WRITTEN PROBLEM. List each line of the data that holds the word "standalone".

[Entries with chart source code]
BEGIN

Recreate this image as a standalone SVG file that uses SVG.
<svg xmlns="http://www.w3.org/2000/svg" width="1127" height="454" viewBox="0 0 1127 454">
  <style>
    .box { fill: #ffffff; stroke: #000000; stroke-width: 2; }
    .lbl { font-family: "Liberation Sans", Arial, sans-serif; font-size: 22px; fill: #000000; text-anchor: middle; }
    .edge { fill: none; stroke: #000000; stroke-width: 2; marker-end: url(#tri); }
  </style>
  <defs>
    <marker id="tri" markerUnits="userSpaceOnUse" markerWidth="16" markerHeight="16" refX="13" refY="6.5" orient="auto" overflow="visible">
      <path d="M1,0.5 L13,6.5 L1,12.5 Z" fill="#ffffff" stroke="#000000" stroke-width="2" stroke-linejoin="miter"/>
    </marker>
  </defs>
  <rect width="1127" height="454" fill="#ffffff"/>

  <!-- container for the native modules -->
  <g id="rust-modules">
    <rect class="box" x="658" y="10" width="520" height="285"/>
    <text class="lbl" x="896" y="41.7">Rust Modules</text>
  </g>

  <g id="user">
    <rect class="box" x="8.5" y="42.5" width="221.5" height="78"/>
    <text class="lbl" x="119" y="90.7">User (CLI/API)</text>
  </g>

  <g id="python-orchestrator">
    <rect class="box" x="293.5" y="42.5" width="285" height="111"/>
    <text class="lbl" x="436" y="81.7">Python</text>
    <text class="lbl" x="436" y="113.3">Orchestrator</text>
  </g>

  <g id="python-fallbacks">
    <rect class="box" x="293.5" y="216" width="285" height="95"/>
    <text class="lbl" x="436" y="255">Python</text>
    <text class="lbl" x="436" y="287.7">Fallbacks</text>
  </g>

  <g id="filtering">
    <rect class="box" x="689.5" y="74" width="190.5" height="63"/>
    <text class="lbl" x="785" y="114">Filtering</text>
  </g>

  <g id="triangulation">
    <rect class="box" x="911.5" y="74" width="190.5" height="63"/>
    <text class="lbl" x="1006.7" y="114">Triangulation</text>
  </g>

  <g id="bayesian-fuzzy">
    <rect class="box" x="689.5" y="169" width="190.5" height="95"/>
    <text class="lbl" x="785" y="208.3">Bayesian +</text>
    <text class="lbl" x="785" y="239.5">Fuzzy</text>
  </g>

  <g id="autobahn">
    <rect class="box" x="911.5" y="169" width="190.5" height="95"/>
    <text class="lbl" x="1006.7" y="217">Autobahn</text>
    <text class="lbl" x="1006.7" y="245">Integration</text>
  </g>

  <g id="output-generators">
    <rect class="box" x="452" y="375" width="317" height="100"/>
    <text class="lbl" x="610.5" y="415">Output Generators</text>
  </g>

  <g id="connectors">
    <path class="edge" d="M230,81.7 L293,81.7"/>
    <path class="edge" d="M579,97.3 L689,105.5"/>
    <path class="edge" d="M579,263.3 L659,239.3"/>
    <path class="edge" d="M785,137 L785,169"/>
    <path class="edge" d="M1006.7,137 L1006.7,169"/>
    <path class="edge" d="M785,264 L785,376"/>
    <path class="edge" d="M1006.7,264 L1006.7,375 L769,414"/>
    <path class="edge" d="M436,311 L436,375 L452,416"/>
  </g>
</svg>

END
BEGIN

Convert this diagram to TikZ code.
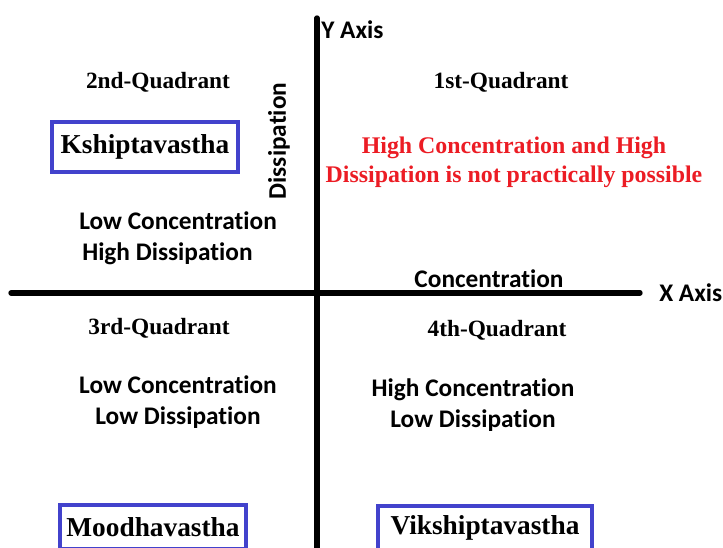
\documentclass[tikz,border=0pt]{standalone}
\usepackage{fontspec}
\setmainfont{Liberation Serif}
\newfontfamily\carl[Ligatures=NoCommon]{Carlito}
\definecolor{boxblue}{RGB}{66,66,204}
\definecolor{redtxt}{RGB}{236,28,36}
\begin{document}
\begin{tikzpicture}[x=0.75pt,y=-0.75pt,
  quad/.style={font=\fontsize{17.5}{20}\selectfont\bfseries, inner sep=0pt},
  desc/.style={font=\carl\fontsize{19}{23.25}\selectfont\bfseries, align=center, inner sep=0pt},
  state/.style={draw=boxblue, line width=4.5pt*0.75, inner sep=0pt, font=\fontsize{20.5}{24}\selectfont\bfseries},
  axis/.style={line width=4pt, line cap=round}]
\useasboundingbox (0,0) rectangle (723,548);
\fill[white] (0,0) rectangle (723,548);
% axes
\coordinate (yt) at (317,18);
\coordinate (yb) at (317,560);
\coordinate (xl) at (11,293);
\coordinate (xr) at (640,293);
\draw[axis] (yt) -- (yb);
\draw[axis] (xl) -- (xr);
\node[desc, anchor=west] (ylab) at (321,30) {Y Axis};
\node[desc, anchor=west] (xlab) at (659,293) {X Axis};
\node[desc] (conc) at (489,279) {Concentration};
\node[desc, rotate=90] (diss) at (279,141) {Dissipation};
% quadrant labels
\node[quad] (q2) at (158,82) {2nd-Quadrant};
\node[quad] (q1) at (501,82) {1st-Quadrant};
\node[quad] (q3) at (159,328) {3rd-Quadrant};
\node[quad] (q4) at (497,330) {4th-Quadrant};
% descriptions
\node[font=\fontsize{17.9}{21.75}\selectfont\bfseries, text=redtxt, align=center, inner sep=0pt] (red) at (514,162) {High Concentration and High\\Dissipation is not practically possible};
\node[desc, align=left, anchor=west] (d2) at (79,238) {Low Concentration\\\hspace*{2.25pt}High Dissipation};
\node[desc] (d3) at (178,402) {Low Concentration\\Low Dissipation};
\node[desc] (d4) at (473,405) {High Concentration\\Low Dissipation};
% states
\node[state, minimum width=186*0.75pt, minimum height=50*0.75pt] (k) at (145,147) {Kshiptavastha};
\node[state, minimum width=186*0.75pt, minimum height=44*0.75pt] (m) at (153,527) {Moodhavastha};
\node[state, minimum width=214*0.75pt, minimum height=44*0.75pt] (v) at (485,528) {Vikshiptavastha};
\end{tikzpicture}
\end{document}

END
BEGIN

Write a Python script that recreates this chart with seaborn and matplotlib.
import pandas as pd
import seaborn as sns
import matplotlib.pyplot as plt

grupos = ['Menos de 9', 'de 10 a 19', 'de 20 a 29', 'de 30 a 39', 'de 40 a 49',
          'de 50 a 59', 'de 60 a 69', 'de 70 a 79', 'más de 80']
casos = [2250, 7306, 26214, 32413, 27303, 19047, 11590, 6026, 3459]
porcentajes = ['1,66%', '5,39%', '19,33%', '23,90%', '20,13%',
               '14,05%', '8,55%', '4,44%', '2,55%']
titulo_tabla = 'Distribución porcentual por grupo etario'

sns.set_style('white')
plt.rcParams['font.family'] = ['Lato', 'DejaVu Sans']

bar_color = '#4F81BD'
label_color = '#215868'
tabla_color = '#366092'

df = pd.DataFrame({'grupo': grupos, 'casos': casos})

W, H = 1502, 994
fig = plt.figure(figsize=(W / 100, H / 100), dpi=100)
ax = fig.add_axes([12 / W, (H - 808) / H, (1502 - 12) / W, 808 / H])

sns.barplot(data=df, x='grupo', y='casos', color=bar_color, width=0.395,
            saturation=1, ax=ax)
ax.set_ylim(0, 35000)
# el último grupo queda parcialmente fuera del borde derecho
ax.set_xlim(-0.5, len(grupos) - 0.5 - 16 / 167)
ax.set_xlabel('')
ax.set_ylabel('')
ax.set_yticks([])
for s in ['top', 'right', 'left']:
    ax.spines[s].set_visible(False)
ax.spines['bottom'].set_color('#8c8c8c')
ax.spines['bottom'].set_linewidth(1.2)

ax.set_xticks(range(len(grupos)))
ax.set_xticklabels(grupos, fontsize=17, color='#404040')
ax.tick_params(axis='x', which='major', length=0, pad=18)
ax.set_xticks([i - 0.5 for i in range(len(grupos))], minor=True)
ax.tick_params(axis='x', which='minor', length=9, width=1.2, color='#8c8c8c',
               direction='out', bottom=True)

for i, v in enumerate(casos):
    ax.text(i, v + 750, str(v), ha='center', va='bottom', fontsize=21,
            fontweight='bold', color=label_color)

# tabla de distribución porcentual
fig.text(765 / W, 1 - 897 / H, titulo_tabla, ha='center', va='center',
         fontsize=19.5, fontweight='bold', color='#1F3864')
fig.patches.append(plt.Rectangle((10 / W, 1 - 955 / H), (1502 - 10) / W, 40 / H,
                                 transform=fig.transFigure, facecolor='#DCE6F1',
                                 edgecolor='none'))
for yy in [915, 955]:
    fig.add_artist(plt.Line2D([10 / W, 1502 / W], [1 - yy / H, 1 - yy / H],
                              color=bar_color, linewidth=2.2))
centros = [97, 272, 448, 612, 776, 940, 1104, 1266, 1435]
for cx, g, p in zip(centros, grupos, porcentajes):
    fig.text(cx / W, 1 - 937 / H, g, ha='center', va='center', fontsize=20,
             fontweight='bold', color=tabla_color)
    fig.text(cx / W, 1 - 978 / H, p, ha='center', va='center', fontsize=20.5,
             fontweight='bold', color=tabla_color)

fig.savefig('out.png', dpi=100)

END

PROBLEM SOLUTION.
Recreate this image as a standalone SVG file that uses SVG.
\documentclass[tikz,border=0pt]{standalone}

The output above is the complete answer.